On July 18, 1947, Dr. Ruth Gruber stood on a wharf in Haifa and watched the battered ship Exodus inch into the harbor. The ship had been rammed by British warships determined to keep the 4,554 Holocaust survivors aboard from reaching Palestine.

Previously, Gruber was the only journalist allowed to enter the Soviet Arctic; now she was the only American journalist who followed the Exodus passengers as they were transferred to British prison ships and sent back to Europe. An updated edition of her classic 1948 book on the drama is now in bookstores, retitled “Exodus 1947: The Ship That Launched a Nation” (Times Books $25).

It wasn’t the first time that Gruber had worked with refugees. In 1944, then-Secretary of the Interior Harold L. Ickes assigned her a secret mission: She was to travel to Italy to bring 1,000 refugees through Nazi-infested waters to safe haven in Oswego, NY. Her subsequent book, “Haven: The Unknown Story of 1,000 World War II Refugees” is the subject of a new musical play, “Oswego,” which will have a staged musical reading at People of the Book, The Jewish Book Festival Nov. 15, 7:30 p.m. at the West Valley JCC. Gruber, now 88, will be on hand for a panel discussion after the event, sponsored by the Jewish Center for Culture and Creativity.

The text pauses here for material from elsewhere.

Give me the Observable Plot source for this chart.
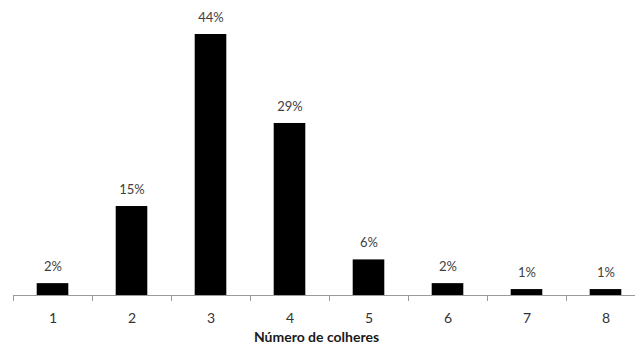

On Nov. 21, 7:30 p.m. at the Valley Cities JCC, author Susan Dworkin will discuss her book, “The Nazi Officer’s Wife: How One Jewish Woman Survived the Holocaust.” The tome tells of Viennese Jew Edith Hahn Beer, who romanced a Nazi party member during the war. He married her, despite her confession that she was Jewish, and kept her identity secret.